Melbourne: The Wicker Man
A wicker man is to be erected in the middle of the MCG before the match. A Melbourne fan will climb into the wicker man and it will be set alight. During the sacrifice Melbourne fans will make invocations to the football god for the club’s rebirth. Even if the team’s form turns around, sacrifices will kept being made so as to not displease said football god. The club has not decided how they will choose the sacrificer. A club raffle has been suggested as it will also raise much-needed funds. The club doesn’t foresee any problem finding volunteers.
Carlton: The Return Of The Streaker
In the 1982 Grand Final, a female streaker with a Carlton scarf ran onto the ground during the third quarter. Her appearance as the 19th “man” ensured a famous Blues victory.
A streaker waving a Carlton scarf will invade the pitch during every home game. As the streaker will be sanctioned, they will run around unmolested by security. The sex of the streaker will alternate as Carlton want to satisfy all their fans including the LGBT community. The appearance of a transgender streaker of Thai descent during the season has also been mooted. With Royal Brunei Airways on the nose because of their recently imposed medieval laws, this will be an effective promotional tool for prospective new sponsor, Thai Airways.
Adelaide: From ‘Kick A Vic’ To ‘Peck A Vic’
Inspired by Hitchcock’s The Birds, a murder of specially trained crows will be released to attack the opposition players from the time they break through their banner to just before the opening bounce. In the unlikely event of an Adelaide loss, the crows will then be released again to attack the fans of the visiting team as they exit the Adelaide Oval.

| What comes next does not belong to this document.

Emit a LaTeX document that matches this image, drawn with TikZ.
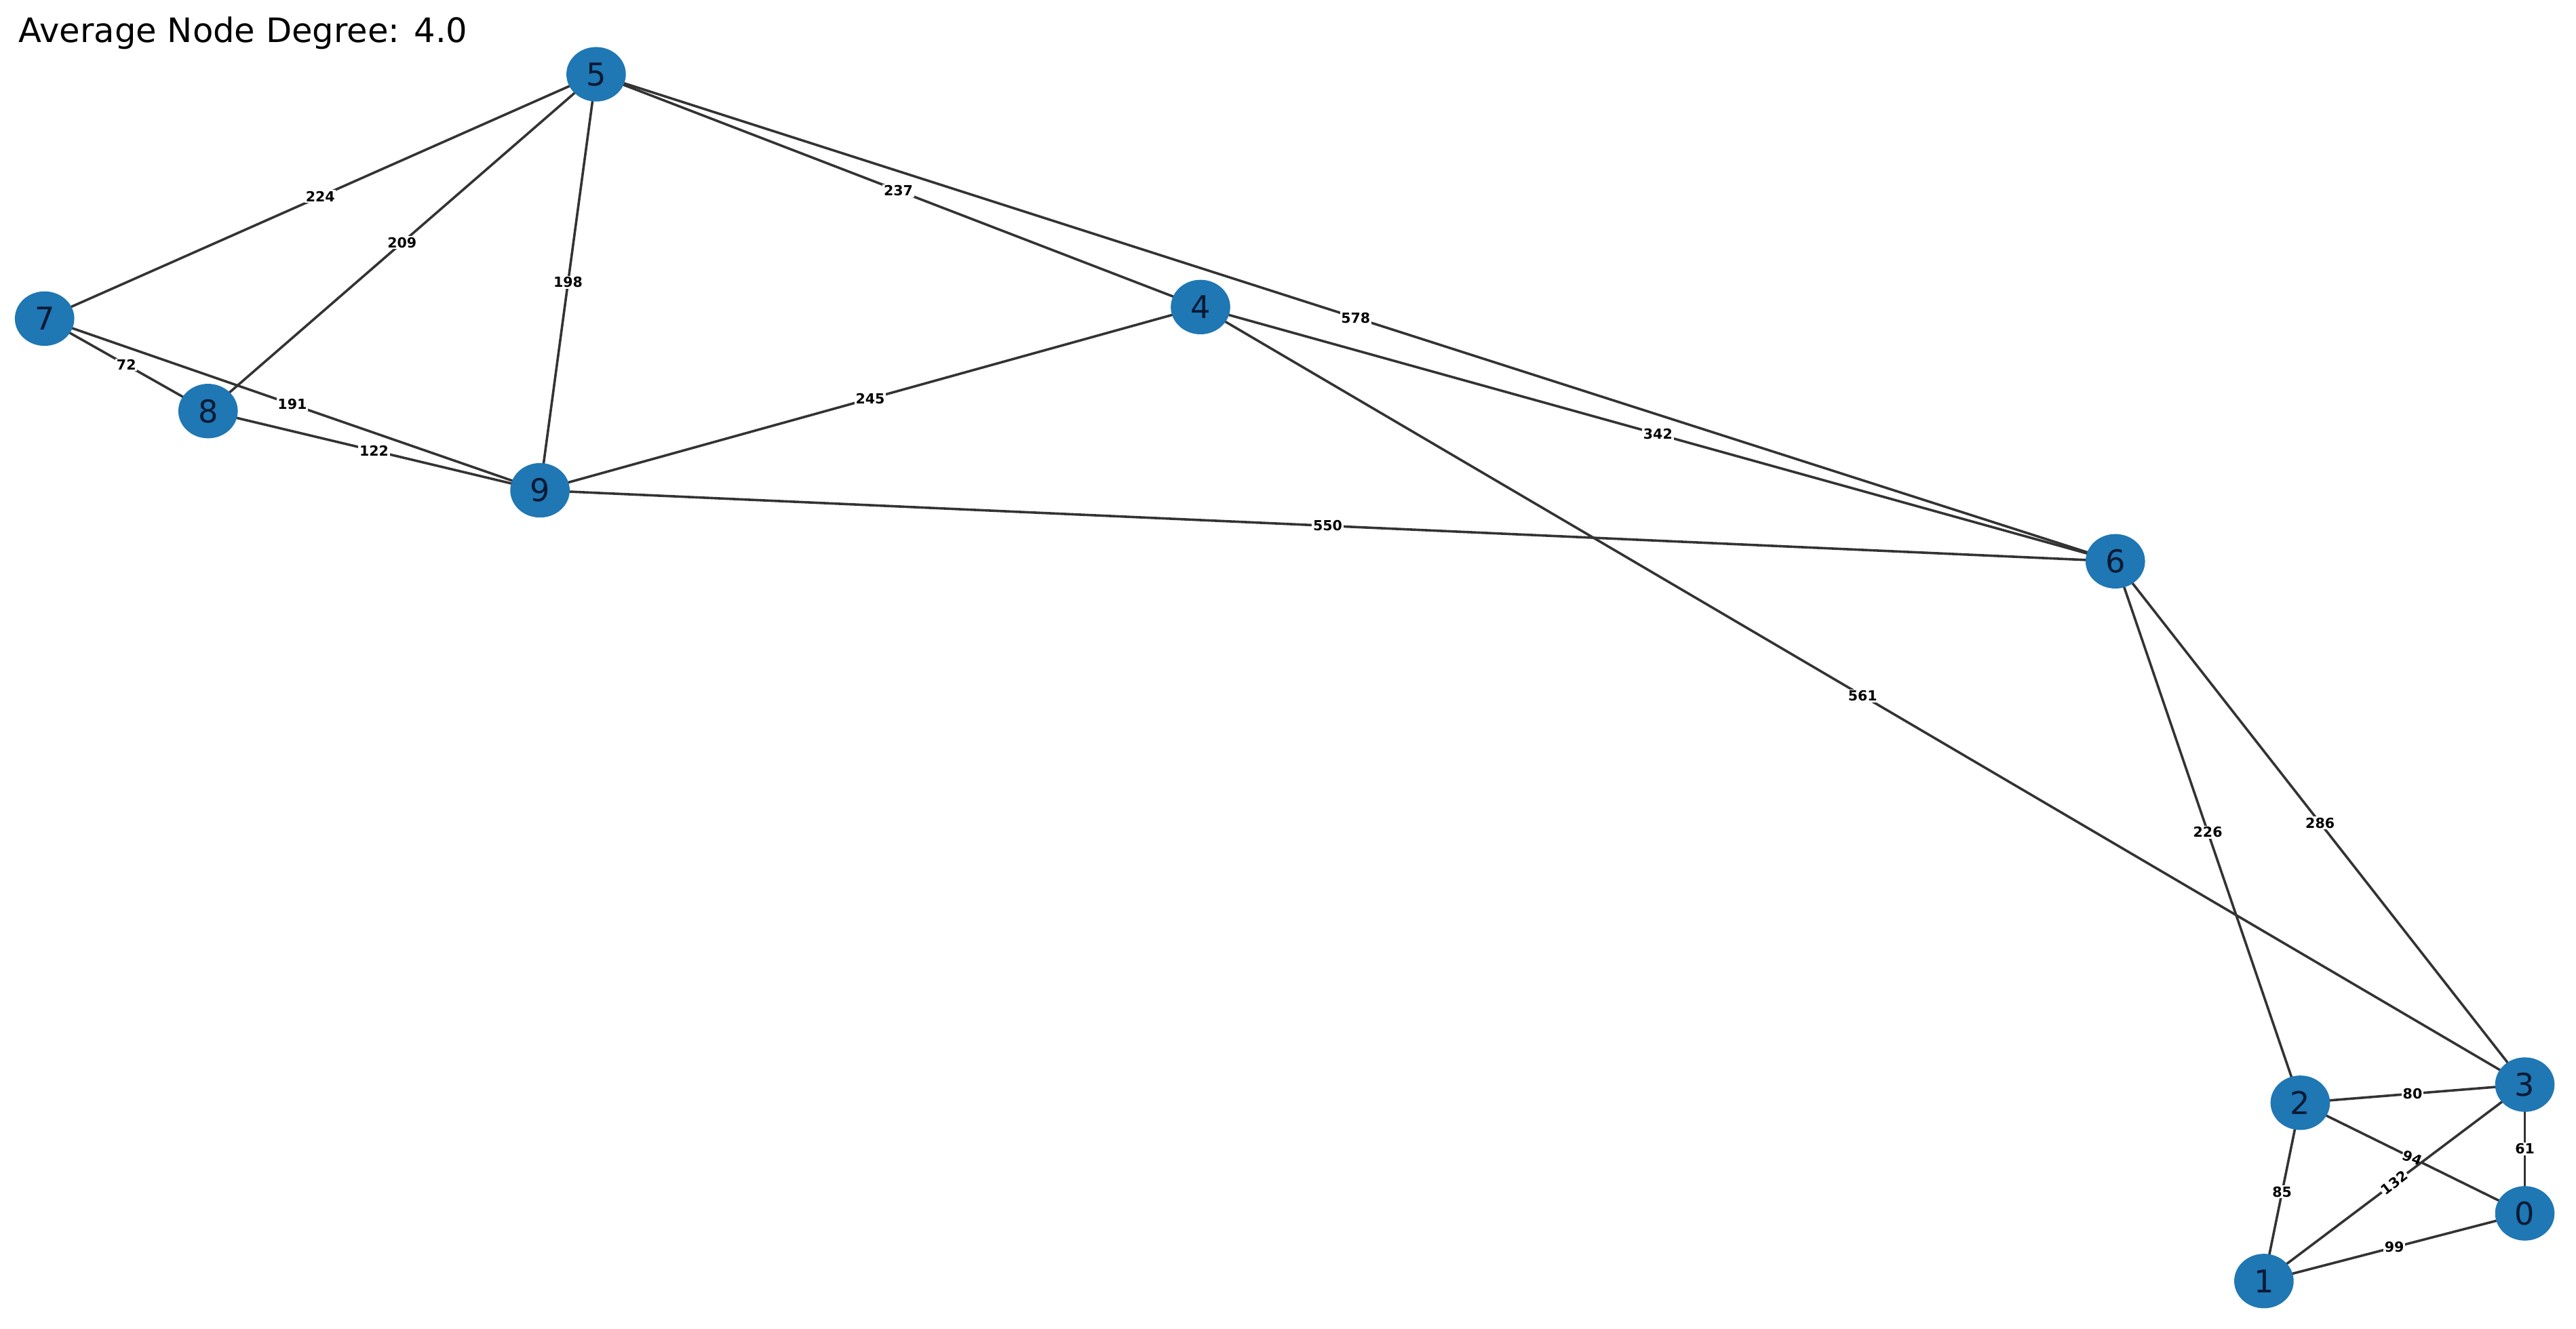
\documentclass[tikz,border=0pt]{standalone}
\usepackage{fontspec}
\usetikzlibrary{shapes.geometric}
\setmainfont{DejaVu Sans}
\definecolor{nb}{HTML}{1F77B4}
\definecolor{ed}{HTML}{333333}
\definecolor{nt}{HTML}{0A1A33}
\begin{document}
\begin{tikzpicture}[x=1mm,y=-1mm,
  vtx/.style={ellipse,fill=nb,minimum width=36mm,minimum height=33mm,inner sep=0pt,text=nt,font=\fontsize{54}{56}\selectfont},
  edg/.style={draw=ed,line width=4.2pt},
  wl/.style={midway,fill=white,inner sep=2pt,font=\bfseries\fontsize{24}{26}\selectfont}]
\useasboundingbox (0,0) rectangle (1560,805);
\node[anchor=west,font=\fontsize{58}{60}\selectfont] (title) at (10,20) {Average Node Degree: 4.0};
\foreach \n/\t/\x/\y in {n5/5/361/45,n7/7/27/193,n8/8/126/249,n9/9/327/297,n4/4/727/186,n6/6/1281/340,n3/3/1529/657,n2/2/1393/668,n0/0/1529/735,n1/1/1371/776}
  \coordinate (\n) at (\x,\y);
\foreach \a/\b/\w/\r in {n5/n7/224/0,n5/n8/209/0,n5/n9/198/0,n5/n4/237/0,n5/n6/578/0,n7/n8/72/0,n7/n9/191/0,n8/n9/122/0,n9/n4/245/0,n4/n6/342/0,n9/n6/550/0,n4/n3/561/0,n6/n2/226/0,n6/n3/286/0,n2/n3/80/0,n2/n0/94/-22,n2/n1/85/0,n3/n0/61/0,n1/n3/132/38,n1/n0/99/0}
  \path[edg] (\a) -- (\b) node[wl,rotate=\r] {\w};
\foreach \n/\t in {n5/5,n7/7,n8/8,n9/9,n4/4,n6/6,n3/3,n2/2,n0/0,n1/1}
  \node[vtx] (v\n) at (\n) {\t};
\end{tikzpicture}
\end{document}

With the pregame theatrics, free agency, and screwing the everyday punter, the AFL is slowly turning into the EPL.
Except the AFL has the equalisation policy, draft, and salary cap.
Which basically makes the AFL a two-faced, schizophrenic, unrealistic operation, which it can afford to be unless it wants to keep growing its profits as much as humanly possible, which seems to be its aim.
Stop dilly daddling and choose – fuck over the common fan but put on an a-grade all-HD TV product with free agency and no salary cap, or keep things as they are and stop chasing the extra dollars that aren’t there unless you screw people over.
Don’t say you’re for the people while slyly ripping them off at every opportunity. That is not what the fans want!
Maybe North Melbourne can resurrect Matilda from the Brisbane Commonwealth games and have her wink at the kangas supporters before every home game?